Time to Build the Golden Dome
Why won't county officials honor Frank Lloyd Wright and paint the Marin County Civic Center roof gold?
The once celebrated blue roof of the Marin County Civic Center has faded to a dismal off-white shell of what architect Frank Lloyd Wright envisioned when he designed the famous building more than six decades ago.
The roof on the historic compound looks more like a snake’s underbelly than the “synthesis of ground and building” that Wright foresaw. The architect, who was notoriously insistent about the colors and features of his designs, would surely disapprove.
Wright, in fact, designed the roof to be metallic gold so that it would blend in with the surrounding hills during the summer and fall, but he died before his masterpiece was built. His wife and colleagues settled for blue when they could not find a gold paint that would survive the elements, but its hard to imagine a color fading as fast as the brilliant “Marin Blue” color they chose.
Despite this, county officials have repeatedly approved expensive blue paint restoration projects, including a $1.5 million re-coating in 2020 that was supposed to last at least two decades. That garish blue polyurethane membrane, which was supposedly imbued with “significant color stability,” lasted less than five years.

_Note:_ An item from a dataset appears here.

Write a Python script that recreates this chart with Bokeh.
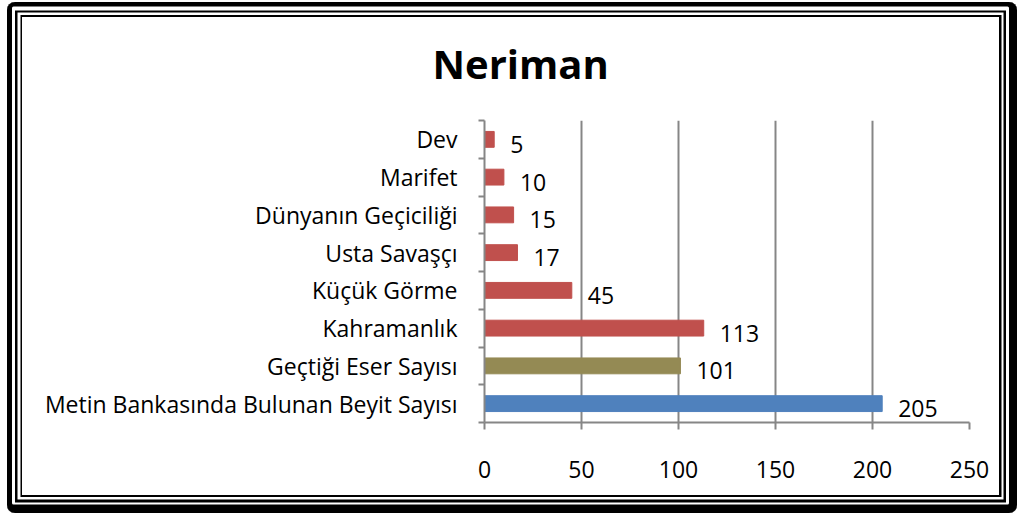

The official story is that dirt, wildfire smoke and pollution accumulated on the roof, covering the paint. The county plans to power wash the roof this summer, but one look at the pallid dome makes one wonder whether a mere cleaning will work. And for how long?
And why, given the color stability problems with blue, isn’t the county looking into gold, the color Frank Lloyd Wright wanted? The issue was raised back in 2000, when the county embarked on another restoration project — that one costing $1.3 million. The county, at that time, did not even discuss the possibility of granting Wright's wish.
“It never came up,” said Mike Bianchi, the roof restoration project manager at the time. “It was built this way, so we kept it this way. We weren't going to change the look of the building.”
Sara Briggs, then the executive director of the Frank Lloyd Wright Building Conservancy, in Chicago, told me 25 years ago that Marin County’s dilemma is a relatively common problem because Wright's designs often required the use of expensive materials. Sometimes the material wasn't available or the owner couldn't afford it, so an alternative was used.
She said many owners in the midst of a restoration project simply stuck with the alternative to Wright's original design, but usually the decision was made after considerable research and an exploration of the options, including the architect’s specifications.
“It's something that probably should have been investigated,” Briggs said of the idea of painting the roof gold.
Wright, famous for his “organic architecture,” was hired to design the Marin County Civic Center in 1957. The concrete roof, which included domes, arches and hundreds of circular ornaments, was apparently designed to look like it was made out of metal, which would explain his insistence on a metallic color.
The building was 90 percent built when Wright died in 1959. The 470,168-square-foot Civic Center — the largest completed public project that Frank Lloyd Wright designed — was completed in 1962. It is listed in the National Register of Historic Places.
“The bid documents put out in late 1959 called specifically for a fluid applied roof membrane — clear plastic with suspended bronze dust in it,” architectural historian Bill Schwarz told the North Bay Business Journal in 2019.
“He loved metallic gold,” Aaron Green, Wright's long-time associate, told me in 2000. “The hills become gold through most of the year and he thought it would be spectacular and interesting.”
But besides being expensive, contractors worried that the golden-bronze color would fade. The blue color was chosen by Wright’s widow to match a Greek Orthodox church in Wisconsin that her late husband had designed in 1956.
Wright, of course, wasn’t around to express an opinion about the new color scheme, but, given his predilections, it isn’t difficult to guess what he would have thought. For one, blue does not look metallic and it certainly doesn’t blend in to the surrounding hills. Secondly, Wright was a notorious stickler for details. He was so particular in his designs that he often specified interior colors, materials and types of furniture. He was so fastidious, in fact, that he would sometimes rearrange the furniture back to the way he had designed it in front of flabbergasted homeowners and tenants when he visited his buildings.
Wright’s drawings and the scale model for the Marin County Civic Center incorporated the gold roof and also specified the color of the walls. He assuredly would have insisted on that scheme, so maybe the public should do that for him.
Is it time for the county to finally paint the Civic Center roof gold, the color it was designed to be? I think so. Wright himself would think so too.
Absolutely. Get it back to what the greatest Architect envisioned. Good job on the article Peter.
I dunno. Seems to me that in this era of tRumpian overreach, excess, and his tarting up of the White House so that it more resembles a whorehouse from the Gilded Age than "the people's house, a golden dome is the last thing we need these days, figuratively or literally.